──────── SUPPLIED MATERIAL ────────
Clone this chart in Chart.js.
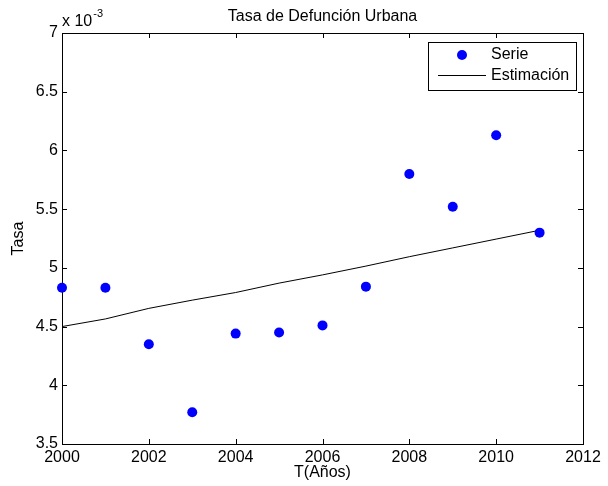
<!DOCTYPE html>
<html>
<head>
<meta charset="utf-8">
<script src="https://cdn.jsdelivr.net/npm/chart.js@4/dist/chart.umd.min.js"></script>
<style>
  html, body { margin: 0; padding: 0; background: #ffffff; }
  #wrap { width: 608px; height: 486px; }
</style>
</head>
<body>
<div id="wrap"><canvas id="c" width="608" height="486"></canvas></div>
<script>
// Urban death rate by year (values in units of 10^-3)
const years = [2000, 2001, 2002, 2003, 2004, 2005, 2006, 2007, 2008, 2009, 2010, 2011];
const serie = [4.83, 4.83, 4.35, 3.77, 4.44, 4.45, 4.51, 4.84, 5.80, 5.52, 6.13, 5.30];
const estimacion = [4.50, 4.565, 4.655, 4.725, 4.79, 4.87, 4.94, 5.015, 5.095, 5.17, 5.245, 5.32];
const xTicks = [2000, 2002, 2004, 2006, 2008, 2010, 2012];
const yTicks = [3.5, 4, 4.5, 5, 5.5, 6, 6.5, 7];
const yTickLabels = ['3.5', '4', '4.5', '5', '5.5', '6', '6.5', '7'];

const FONT = 'Liberation Sans, Arial, Helvetica, sans-serif';
const FS = 16;

// Axis box with inward tick marks on all four sides
const boxPlugin = {
  id: 'box',
  beforeDatasetsDraw(chart) {
    const { ctx, chartArea: a, scales: { x, y } } = chart;
    ctx.save();
    ctx.strokeStyle = '#000';
    ctx.lineWidth = 1;
    ctx.strokeRect(a.left + 0.5, a.top + 0.5, a.right - a.left, a.bottom - a.top);
    const tl = 5;
    ctx.beginPath();
    xTicks.forEach(v => {
      const px = Math.round(x.getPixelForValue(v)) + 0.5;
      ctx.moveTo(px, a.bottom); ctx.lineTo(px, a.bottom - tl);
      ctx.moveTo(px, a.top); ctx.lineTo(px, a.top + tl);
    });
    yTicks.forEach(v => {
      const py = Math.round(y.getPixelForValue(v)) + 0.5;
      ctx.moveTo(a.left, py); ctx.lineTo(a.left + tl, py);
      ctx.moveTo(a.right, py); ctx.lineTo(a.right - tl, py);
    });
    ctx.stroke();
    // exponent note above the y axis
    ctx.fillStyle = '#000';
    ctx.textBaseline = 'alphabetic';
    ctx.textAlign = 'left';
    ctx.font = FS + 'px ' + FONT;
    ctx.fillText('x 10', a.left, 26);
    const w = ctx.measureText('x 10').width;
    ctx.font = '11px ' + FONT;
    ctx.fillText('-3', a.left + w + 1, 17);
    ctx.restore();
  },
  afterDraw(chart) {
    // legend box in the upper right corner of the plot
    const { ctx } = chart;
    const L = 428, T = 42, R = 576, B = 90;
    ctx.save();
    ctx.fillStyle = '#fff';
    ctx.fillRect(L, T, R - L, B - T);
    ctx.strokeStyle = '#000';
    ctx.lineWidth = 1;
    ctx.strokeRect(L + 0.5, T + 0.5, R - L, B - T);
    const d0 = chart.data.datasets[0], d1 = chart.data.datasets[1];
    ctx.fillStyle = d0.pointBackgroundColor;
    ctx.beginPath();
    ctx.arc(462, 55, d0.pointRadius, 0, Math.PI * 2);
    ctx.fill();
    ctx.strokeStyle = d1.borderColor;
    ctx.lineWidth = d1.borderWidth;
    ctx.beginPath();
    ctx.moveTo(438, 75.5); ctx.lineTo(486, 75.5);
    ctx.stroke();
    ctx.fillStyle = '#000';
    ctx.font = FS + 'px ' + FONT;
    ctx.textBaseline = 'middle';
    ctx.textAlign = 'left';
    ctx.fillText(d0.label, 491, 55);
    ctx.fillText(d1.label, 491, 76);
    ctx.restore();
  }
};

new Chart(document.getElementById('c'), {
  type: 'scatter',
  data: {
    datasets: [
      {
        label: 'Serie',
        data: years.map((yr, i) => ({ x: yr, y: serie[i] })),
        showLine: false,
        pointRadius: 5,
        pointHoverRadius: 5,
        pointBackgroundColor: '#0000ff',
        pointBorderColor: '#0000ff',
        pointBorderWidth: 0,
        clip: false,
        order: 0
      },
      {
        label: 'Estimación',
        data: years.map((yr, i) => ({ x: yr, y: estimacion[i] })),
        showLine: true,
        borderColor: '#000000',
        borderWidth: 1,
        pointRadius: 0,
        tension: 0,
        clip: false,
        order: 1
      }
    ]
  },
  options: {
    responsive: false,
    animation: false,
    devicePixelRatio: 1,
    layout: { padding: { left: 0, right: 25, top: 0, bottom: 0 } },
    plugins: {
      legend: { display: false },
      tooltip: { enabled: false },
      title: {
        display: true,
        text: 'Tasa de Defunción Urbana',
        fullSize: false,
        color: '#000',
        font: { family: FONT, size: FS, weight: 'normal' },
        padding: { top: 7, bottom: 6.8 }
      }
    },
    scales: {
      x: {
        type: 'linear',
        min: 2000, max: 2012,
        grid: { display: false, drawTicks: false },
        border: { display: false },
        afterBuildTicks: s => { s.ticks = xTicks.map(v => ({ value: v })); },
        afterFit: s => { s.height = 42; },
        ticks: {
          color: '#000',
          padding: 4,
          maxRotation: 0,
          autoSkip: false,
          font: { family: FONT, size: FS },
          callback: v => String(v)
        },
        title: {
          display: true,
          text: 'T(Años)',
          color: '#000',
          font: { family: FONT, size: FS },
          padding: { top: 1 }
        }
      },
      y: {
        type: 'linear',
        min: 3.5, max: 7,
        grid: { display: false, drawTicks: false },
        border: { display: false },
        afterBuildTicks: s => { s.ticks = yTicks.map(v => ({ value: v })); },
        afterFit: s => { s.width = 62; },
        ticks: {
          color: '#000',
          padding: 4,
          autoSkip: false,
          font: { family: FONT, size: FS },
          callback: (v) => yTickLabels[yTicks.indexOf(v)]
        },
        title: {
          display: true,
          text: 'Tasa',
          color: '#000',
          font: { family: FONT, size: FS },
          padding: { top: 9 }
        }
      }
    }
  },
  plugins: [boxPlugin]
});
</script>
</body>
</html>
────────
WHAT IS BEING ASKED
Quote the preceding listing precisely and completely, omitting its images.

SOLUTION
Clone this chart in Chart.js.
<!DOCTYPE html>
<html>
<head>
<meta charset="utf-8">
<script src="https://cdn.jsdelivr.net/npm/chart.js@4/dist/chart.umd.min.js"></script>
<style>
  html, body { margin: 0; padding: 0; background: #ffffff; }
  #wrap { width: 608px; height: 486px; }
</style>
</head>
<body>
<div id="wrap"><canvas id="c" width="608" height="486"></canvas></div>
<script>
// Urban death rate by year (values in units of 10^-3)
const years = [2000, 2001, 2002, 2003, 2004, 2005, 2006, 2007, 2008, 2009, 2010, 2011];
const serie = [4.83, 4.83, 4.35, 3.77, 4.44, 4.45, 4.51, 4.84, 5.80, 5.52, 6.13, 5.30];
const estimacion = [4.50, 4.565, 4.655, 4.725, 4.79, 4.87, 4.94, 5.015, 5.095, 5.17, 5.245, 5.32];
const xTicks = [2000, 2002, 2004, 2006, 2008, 2010, 2012];
const yTicks = [3.5, 4, 4.5, 5, 5.5, 6, 6.5, 7];
const yTickLabels = ['3.5', '4', '4.5', '5', '5.5', '6', '6.5', '7'];

const FONT = 'Liberation Sans, Arial, Helvetica, sans-serif';
const FS = 16;

// Axis box with inward tick marks on all four sides
const boxPlugin = {
  id: 'box',
  beforeDatasetsDraw(chart) {
    const { ctx, chartArea: a, scales: { x, y } } = chart;
    ctx.save();
    ctx.strokeStyle = '#000';
    ctx.lineWidth = 1;
    ctx.strokeRect(a.left + 0.5, a.top + 0.5, a.right - a.left, a.bottom - a.top);
    const tl = 5;
    ctx.beginPath();
    xTicks.forEach(v => {
      const px = Math.round(x.getPixelForValue(v)) + 0.5;
      ctx.moveTo(px, a.bottom); ctx.lineTo(px, a.bottom - tl);
      ctx.moveTo(px, a.top); ctx.lineTo(px, a.top + tl);
    });
    yTicks.forEach(v => {
      const py = Math.round(y.getPixelForValue(v)) + 0.5;
      ctx.moveTo(a.left, py); ctx.lineTo(a.left + tl, py);
      ctx.moveTo(a.right, py); ctx.lineTo(a.right - tl, py);
    });
    ctx.stroke();
    // exponent note above the y axis
    ctx.fillStyle = '#000';
    ctx.textBaseline = 'alphabetic';
    ctx.textAlign = 'left';
    ctx.font = FS + 'px ' + FONT;
    ctx.fillText('x 10', a.left, 26);
    const w = ctx.measureText('x 10').width;
    ctx.font = '11px ' + FONT;
    ctx.fillText('-3', a.left + w + 1, 17);
    ctx.restore();
  },
  afterDraw(chart) {
    // legend box in the upper right corner of the plot
    const { ctx } = chart;
    const L = 428, T = 42, R = 576, B = 90;
    ctx.save();
    ctx.fillStyle = '#fff';
    ctx.fillRect(L, T, R - L, B - T);
    ctx.strokeStyle = '#000';
    ctx.lineWidth = 1;
    ctx.strokeRect(L + 0.5, T + 0.5, R - L, B - T);
    const d0 = chart.data.datasets[0], d1 = chart.data.datasets[1];
    ctx.fillStyle = d0.pointBackgroundColor;
    ctx.beginPath();
    ctx.arc(462, 55, d0.pointRadius, 0, Math.PI * 2);
    ctx.fill();
    ctx.strokeStyle = d1.borderColor;
    ctx.lineWidth = d1.borderWidth;
    ctx.beginPath();
    ctx.moveTo(438, 75.5); ctx.lineTo(486, 75.5);
    ctx.stroke();
    ctx.fillStyle = '#000';
    ctx.font = FS + 'px ' + FONT;
    ctx.textBaseline = 'middle';
    ctx.textAlign = 'left';
    ctx.fillText(d0.label, 491, 55);
    ctx.fillText(d1.label, 491, 76);
    ctx.restore();
  }
};

new Chart(document.getElementById('c'), {
  type: 'scatter',
  data: {
    datasets: [
      {
        label: 'Serie',
        data: years.map((yr, i) => ({ x: yr, y: serie[i] })),
        showLine: false,
        pointRadius: 5,
        pointHoverRadius: 5,
        pointBackgroundColor: '#0000ff',
        pointBorderColor: '#0000ff',
        pointBorderWidth: 0,
        clip: false,
        order: 0
      },
      {
        label: 'Estimación',
        data: years.map((yr, i) => ({ x: yr, y: estimacion[i] })),
        showLine: true,
        borderColor: '#000000',
        borderWidth: 1,
        pointRadius: 0,
        tension: 0,
        clip: false,
        order: 1
      }
    ]
  },
  options: {
    responsive: false,
    animation: false,
    devicePixelRatio: 1,
    layout: { padding: { left: 0, right: 25, top: 0, bottom: 0 } },
    plugins: {
      legend: { display: false },
      tooltip: { enabled: false },
      title: {
        display: true,
        text: 'Tasa de Defunción Urbana',
        fullSize: false,
        color: '#000',
        font: { family: FONT, size: FS, weight: 'normal' },
        padding: { top: 7, bottom: 6.8 }
      }
    },
    scales: {
      x: {
        type: 'linear',
        min: 2000, max: 2012,
        grid: { display: false, drawTicks: false },
        border: { display: false },
        afterBuildTicks: s => { s.ticks = xTicks.map(v => ({ value: v })); },
        afterFit: s => { s.height = 42; },
        ticks: {
          color: '#000',
          padding: 4,
          maxRotation: 0,
          autoSkip: false,
          font: { family: FONT, size: FS },
          callback: v => String(v)
        },
        title: {
          display: true,
          text: 'T(Años)',
          color: '#000',
          font: { family: FONT, size: FS },
          padding: { top: 1 }
        }
      },
      y: {
        type: 'linear',
        min: 3.5, max: 7,
        grid: { display: false, drawTicks: false },
        border: { display: false },
        afterBuildTicks: s => { s.ticks = yTicks.map(v => ({ value: v })); },
        afterFit: s => { s.width = 62; },
        ticks: {
          color: '#000',
          padding: 4,
          autoSkip: false,
          font: { family: FONT, size: FS },
          callback: (v) => yTickLabels[yTicks.indexOf(v)]
        },
        title: {
          display: true,
          text: 'Tasa',
          color: '#000',
          font: { family: FONT, size: FS },
          padding: { top: 9 }
        }
      }
    }
  },
  plugins: [boxPlugin]
});
</script>
</body>
</html>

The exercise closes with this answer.